A beginning, a very short but magnificent middle, and then the dying begins. What am I talking about? What else could it be but life and the life of a flower in particular. All of this energy goes into the creation of the flower bud. The bud opens and for a few short days it is in its glory of perfection. But then, all too quickly, it begins to fade. Then it withers, its petals fall, and it dies. So sad. But for a short time it was awesome and during the growing and dying process, it produced seeds that will fall to the ground and if the conditions are right, life will begin again in the spring or summer of the next year. And that is nature's plan.
To me, it is not the length of one's life that matters (be it animal, flora, or human) but how that life is lived. At my son, Christian's, memorial service, his friend said that we should not think about how Christian died but how he lived his life.
Sadly while I know this is not true for all children, it is true of my son and hopefully for the majority of children: in the beginning they are happy, they are nurtured and loved, and they grow from beautiful children into adventure and knowledge seeking youths and finally into fine young adults. They are our proud and our joy. And along the way they leave their imprint not only on us but on others they come in contact with. These children give us memories of good times and not so good times but in growing and maturing that is bound to happen - would be oddly wrong if they didn't cause us some heartache and worry.
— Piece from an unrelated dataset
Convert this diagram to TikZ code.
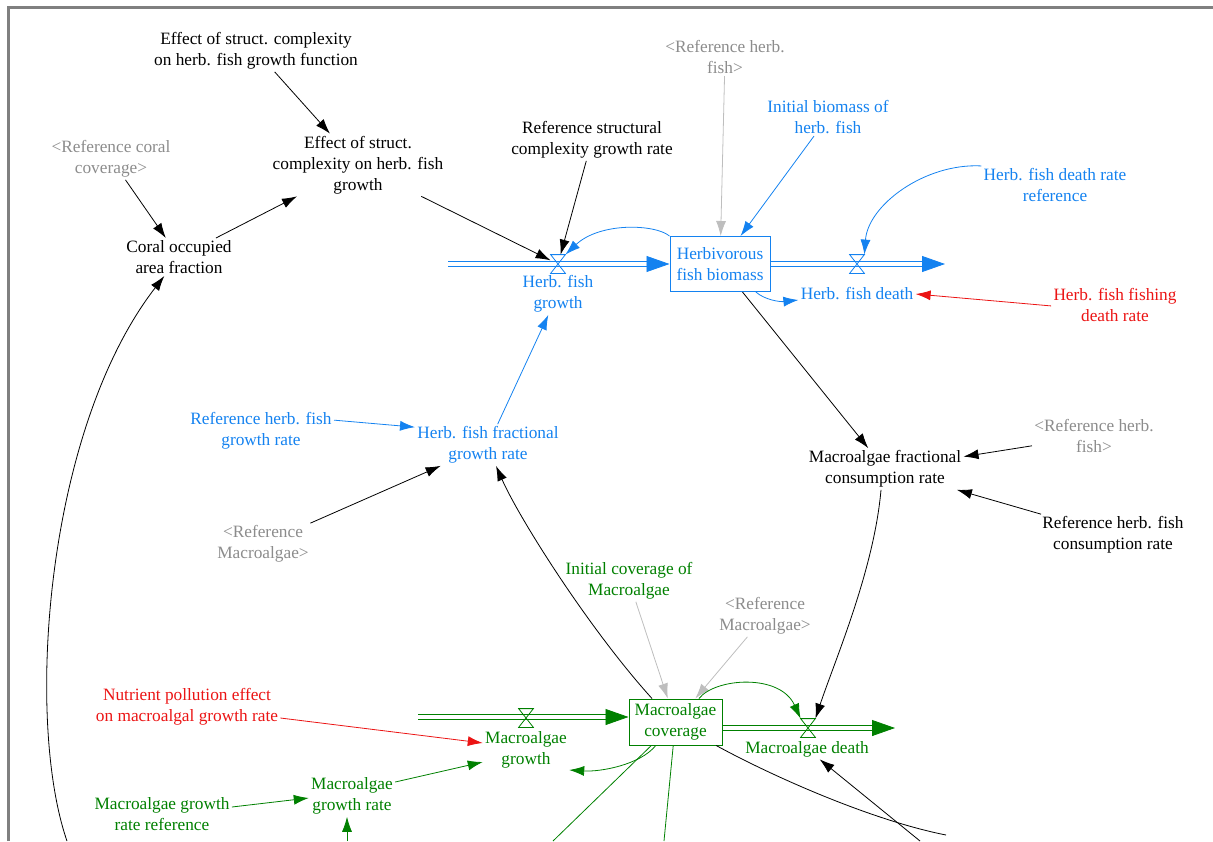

But OUR children, spouses, brothers, sisters, parents, loved one, and friends are different. For a variety of reasons, and even though they fought the good fight, their lives were cut short. Their zest for life faded, their desire to live withered, and they fell to earth. But unlike flowers, the seeds of their existence have been planted in our hearts, in our minds, and in our souls. And as long as we live, they will live. They will live in the spoken word and in the written word of all of that knew them. But most of all they will live in our hearts and our memories.
Even now after only a year and a few months have past, I realize that there are so many things I am beginning to forget about my first year of living without my beloved child. Thank goodness I have kept a journal. It not only helped me sort out my feelings but it gave me a place to vent without being hurtful to others. As they say, you can't know where you're going if you don't know where you've been. That first year was spent in a state of numbness. It is only now in rereading my journal that I understand how far I've come in this journey. I have become a strong advocate for journaling and would encourage anyone that is going through a loss to start putting your thoughts, feelings, and memories on paper. It really, really helps.
During a time when I was thinking about how fragile life is, I wrote the following:
I AM
October 20, 2010
I am the first flower of Spring
I am the early morning dew on blades of grass
I am the starlight in the night sky
I am a shooting star
I am a falling raindrop
I am the dust in dry desert winds
I am the mist off crashing ocean waves
I am the wind that sways the branches of trees
I am a gently falling snowflake
I am a rainbow
I am the clouds overhead
I am the sunlight through trees
I am the light of a candle
I am the smoke from a fire
I am ice, I am snow
I am an echo heard from mountain tops
I am the crash of a tree in the forest
I am a lightening bolt and the roll of thunder
I am the radiating rings caused by a raindrop in a rain barrel
I am light reflecting in the lake at night
I am a moon beam
I am a first kiss.
I am here briefly and then gone forever-
a whisper in the wind.
Dried roses from Christian's Memorial Service |
I too am glad you chose to write the journal. At times I cried, many, many times, then at times I laughed, and at times I wondered how I would ever live through something like that as a mother? Could I be as strong as you have been? Yet, you have taught me a lot. We all have to go sooner or later, and I actually look forward to the day I get to see Christian again. When my time comes, I know he will be there. I take comfort in that, as strange as it sounds. You have helped me through losing him in so many ways, and I can't thank you enough.